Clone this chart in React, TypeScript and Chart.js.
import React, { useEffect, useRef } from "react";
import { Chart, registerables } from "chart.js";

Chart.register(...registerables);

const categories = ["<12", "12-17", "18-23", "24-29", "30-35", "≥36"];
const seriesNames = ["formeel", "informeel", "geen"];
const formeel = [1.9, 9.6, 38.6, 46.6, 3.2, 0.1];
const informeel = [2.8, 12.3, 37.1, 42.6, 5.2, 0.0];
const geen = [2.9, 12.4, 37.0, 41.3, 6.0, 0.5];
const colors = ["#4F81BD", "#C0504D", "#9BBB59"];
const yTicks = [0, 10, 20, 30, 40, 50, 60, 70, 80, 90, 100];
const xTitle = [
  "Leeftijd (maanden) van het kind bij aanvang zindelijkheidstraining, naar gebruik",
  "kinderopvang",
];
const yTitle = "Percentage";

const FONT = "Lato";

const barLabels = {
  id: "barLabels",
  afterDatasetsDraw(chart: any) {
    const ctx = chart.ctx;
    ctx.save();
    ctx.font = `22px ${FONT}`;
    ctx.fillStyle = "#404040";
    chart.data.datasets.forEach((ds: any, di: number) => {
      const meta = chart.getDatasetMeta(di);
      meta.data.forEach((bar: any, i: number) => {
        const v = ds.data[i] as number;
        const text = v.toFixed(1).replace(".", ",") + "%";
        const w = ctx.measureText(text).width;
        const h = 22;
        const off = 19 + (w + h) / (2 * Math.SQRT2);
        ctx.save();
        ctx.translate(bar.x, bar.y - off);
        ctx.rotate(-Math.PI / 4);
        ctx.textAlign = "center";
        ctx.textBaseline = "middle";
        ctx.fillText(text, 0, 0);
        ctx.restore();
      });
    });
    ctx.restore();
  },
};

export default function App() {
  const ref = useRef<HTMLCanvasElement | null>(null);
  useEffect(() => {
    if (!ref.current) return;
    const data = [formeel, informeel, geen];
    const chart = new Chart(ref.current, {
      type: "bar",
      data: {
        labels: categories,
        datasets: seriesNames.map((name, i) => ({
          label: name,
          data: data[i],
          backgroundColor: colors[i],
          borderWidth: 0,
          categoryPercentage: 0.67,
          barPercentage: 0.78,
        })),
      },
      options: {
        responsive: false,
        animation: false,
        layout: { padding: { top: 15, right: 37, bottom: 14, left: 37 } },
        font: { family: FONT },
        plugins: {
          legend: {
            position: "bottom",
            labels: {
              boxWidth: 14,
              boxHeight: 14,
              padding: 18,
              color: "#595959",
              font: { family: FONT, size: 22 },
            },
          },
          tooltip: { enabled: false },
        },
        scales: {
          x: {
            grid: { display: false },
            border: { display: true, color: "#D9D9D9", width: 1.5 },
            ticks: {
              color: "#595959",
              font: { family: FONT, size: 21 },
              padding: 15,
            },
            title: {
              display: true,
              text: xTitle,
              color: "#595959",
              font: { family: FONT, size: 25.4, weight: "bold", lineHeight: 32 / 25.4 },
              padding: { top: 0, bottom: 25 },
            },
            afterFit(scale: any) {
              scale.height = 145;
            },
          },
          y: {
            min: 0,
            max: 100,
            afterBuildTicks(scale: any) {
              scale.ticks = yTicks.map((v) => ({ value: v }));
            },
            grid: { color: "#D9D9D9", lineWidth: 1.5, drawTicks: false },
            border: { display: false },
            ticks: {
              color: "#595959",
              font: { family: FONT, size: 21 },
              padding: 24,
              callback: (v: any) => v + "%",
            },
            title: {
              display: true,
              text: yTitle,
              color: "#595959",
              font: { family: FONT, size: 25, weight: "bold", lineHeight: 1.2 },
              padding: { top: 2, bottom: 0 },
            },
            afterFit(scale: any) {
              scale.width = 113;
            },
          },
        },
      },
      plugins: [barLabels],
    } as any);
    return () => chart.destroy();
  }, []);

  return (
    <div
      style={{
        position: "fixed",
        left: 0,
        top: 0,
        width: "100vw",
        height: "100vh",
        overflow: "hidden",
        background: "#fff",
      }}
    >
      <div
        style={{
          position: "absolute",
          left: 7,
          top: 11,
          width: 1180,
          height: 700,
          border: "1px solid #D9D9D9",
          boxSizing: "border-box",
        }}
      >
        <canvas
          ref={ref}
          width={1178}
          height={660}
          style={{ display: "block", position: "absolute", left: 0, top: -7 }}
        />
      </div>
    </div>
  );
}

────

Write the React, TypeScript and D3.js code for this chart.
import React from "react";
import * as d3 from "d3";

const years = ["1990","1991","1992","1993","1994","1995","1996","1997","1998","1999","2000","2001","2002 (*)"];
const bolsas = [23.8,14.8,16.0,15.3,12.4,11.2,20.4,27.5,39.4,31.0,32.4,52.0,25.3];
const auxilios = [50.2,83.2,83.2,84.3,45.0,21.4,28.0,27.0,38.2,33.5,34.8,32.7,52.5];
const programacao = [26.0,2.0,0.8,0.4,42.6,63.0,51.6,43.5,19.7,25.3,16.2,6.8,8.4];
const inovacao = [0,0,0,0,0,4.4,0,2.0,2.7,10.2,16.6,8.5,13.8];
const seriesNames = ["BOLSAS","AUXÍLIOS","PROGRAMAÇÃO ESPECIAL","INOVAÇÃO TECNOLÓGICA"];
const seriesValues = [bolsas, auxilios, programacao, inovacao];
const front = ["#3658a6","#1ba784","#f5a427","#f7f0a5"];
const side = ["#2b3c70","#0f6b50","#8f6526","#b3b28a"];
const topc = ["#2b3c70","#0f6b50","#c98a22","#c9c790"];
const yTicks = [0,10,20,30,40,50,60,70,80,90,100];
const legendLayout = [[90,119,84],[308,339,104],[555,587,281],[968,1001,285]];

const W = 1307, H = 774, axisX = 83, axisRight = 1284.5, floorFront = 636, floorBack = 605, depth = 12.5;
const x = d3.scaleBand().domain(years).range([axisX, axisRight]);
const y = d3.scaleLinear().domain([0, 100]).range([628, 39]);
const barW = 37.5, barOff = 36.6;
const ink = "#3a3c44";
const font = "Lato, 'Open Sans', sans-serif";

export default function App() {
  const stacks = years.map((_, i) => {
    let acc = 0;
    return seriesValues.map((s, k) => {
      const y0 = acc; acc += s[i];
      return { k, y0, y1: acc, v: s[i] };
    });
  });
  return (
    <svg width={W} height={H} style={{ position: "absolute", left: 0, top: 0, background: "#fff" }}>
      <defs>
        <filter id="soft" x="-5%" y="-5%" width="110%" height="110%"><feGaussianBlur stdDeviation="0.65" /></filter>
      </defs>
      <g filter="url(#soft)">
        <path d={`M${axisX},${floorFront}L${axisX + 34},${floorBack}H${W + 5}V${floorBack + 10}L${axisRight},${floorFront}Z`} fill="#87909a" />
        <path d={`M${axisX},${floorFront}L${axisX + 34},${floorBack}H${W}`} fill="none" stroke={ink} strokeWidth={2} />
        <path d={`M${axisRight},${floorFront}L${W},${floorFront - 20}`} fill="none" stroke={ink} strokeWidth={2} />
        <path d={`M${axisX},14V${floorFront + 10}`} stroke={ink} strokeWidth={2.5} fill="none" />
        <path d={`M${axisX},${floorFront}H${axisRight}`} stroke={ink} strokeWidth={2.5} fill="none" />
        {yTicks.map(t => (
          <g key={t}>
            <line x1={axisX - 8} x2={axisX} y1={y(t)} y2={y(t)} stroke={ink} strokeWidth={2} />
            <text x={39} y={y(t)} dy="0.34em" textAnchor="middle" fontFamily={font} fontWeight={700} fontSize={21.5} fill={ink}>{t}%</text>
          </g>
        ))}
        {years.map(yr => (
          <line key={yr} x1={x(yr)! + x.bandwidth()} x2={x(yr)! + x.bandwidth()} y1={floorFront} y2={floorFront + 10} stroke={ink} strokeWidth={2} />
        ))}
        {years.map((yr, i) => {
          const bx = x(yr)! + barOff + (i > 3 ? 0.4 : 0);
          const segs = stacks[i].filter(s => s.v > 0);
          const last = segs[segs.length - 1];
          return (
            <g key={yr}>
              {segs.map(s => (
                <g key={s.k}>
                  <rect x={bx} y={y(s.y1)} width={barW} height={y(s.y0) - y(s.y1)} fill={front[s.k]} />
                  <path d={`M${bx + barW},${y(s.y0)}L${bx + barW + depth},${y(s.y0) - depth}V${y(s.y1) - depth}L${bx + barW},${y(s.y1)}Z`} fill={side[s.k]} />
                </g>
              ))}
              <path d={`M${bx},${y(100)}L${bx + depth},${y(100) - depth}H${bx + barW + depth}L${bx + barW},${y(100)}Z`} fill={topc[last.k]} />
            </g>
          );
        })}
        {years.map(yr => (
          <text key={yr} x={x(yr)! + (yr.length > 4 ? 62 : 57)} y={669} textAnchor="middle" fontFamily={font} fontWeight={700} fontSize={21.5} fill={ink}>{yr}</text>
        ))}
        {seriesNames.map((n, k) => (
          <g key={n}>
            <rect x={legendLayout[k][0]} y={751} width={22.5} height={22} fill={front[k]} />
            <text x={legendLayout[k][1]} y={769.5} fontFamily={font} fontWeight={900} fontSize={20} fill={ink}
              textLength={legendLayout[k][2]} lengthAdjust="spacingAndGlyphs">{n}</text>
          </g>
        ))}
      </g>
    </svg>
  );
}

────

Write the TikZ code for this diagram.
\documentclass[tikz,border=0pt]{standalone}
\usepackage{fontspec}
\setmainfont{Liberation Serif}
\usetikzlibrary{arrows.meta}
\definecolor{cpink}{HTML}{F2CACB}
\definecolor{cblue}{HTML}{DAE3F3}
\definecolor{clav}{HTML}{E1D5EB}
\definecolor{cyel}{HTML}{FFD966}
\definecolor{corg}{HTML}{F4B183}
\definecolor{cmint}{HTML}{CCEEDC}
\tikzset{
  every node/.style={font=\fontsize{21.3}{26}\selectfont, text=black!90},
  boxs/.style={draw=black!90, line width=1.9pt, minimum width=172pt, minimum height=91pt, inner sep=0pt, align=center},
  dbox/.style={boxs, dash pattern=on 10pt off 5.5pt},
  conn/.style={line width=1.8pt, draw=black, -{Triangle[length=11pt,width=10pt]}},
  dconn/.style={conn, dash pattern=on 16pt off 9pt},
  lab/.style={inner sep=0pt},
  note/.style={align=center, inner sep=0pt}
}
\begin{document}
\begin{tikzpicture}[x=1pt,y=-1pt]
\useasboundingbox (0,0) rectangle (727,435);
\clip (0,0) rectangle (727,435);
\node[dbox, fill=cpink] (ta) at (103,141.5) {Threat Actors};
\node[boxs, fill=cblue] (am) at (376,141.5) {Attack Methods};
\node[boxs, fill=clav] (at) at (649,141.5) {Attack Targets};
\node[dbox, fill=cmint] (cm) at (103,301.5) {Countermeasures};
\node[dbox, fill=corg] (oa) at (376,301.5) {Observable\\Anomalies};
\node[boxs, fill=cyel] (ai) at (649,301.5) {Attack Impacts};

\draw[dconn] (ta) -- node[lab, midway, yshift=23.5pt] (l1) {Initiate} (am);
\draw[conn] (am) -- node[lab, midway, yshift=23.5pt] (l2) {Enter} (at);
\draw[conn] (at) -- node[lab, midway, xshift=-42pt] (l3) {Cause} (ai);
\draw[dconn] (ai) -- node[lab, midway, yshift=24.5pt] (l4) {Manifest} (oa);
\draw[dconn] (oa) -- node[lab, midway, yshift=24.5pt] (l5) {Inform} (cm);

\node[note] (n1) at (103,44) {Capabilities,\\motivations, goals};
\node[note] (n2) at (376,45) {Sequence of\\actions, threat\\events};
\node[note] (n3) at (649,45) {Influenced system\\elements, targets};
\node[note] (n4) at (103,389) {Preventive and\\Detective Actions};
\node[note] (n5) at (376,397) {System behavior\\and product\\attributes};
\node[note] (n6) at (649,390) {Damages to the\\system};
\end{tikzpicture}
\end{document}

────

## STATED PROBLEM
This exercise asks for the lines from the line with "Write the React, TypeScript" to the line with "import * as", both lines included, set down exactly and with nothing else.

## TASK OUTPUT
Write the React, TypeScript and D3.js code for this chart.
import React from "react";
import * as d3 from "d3";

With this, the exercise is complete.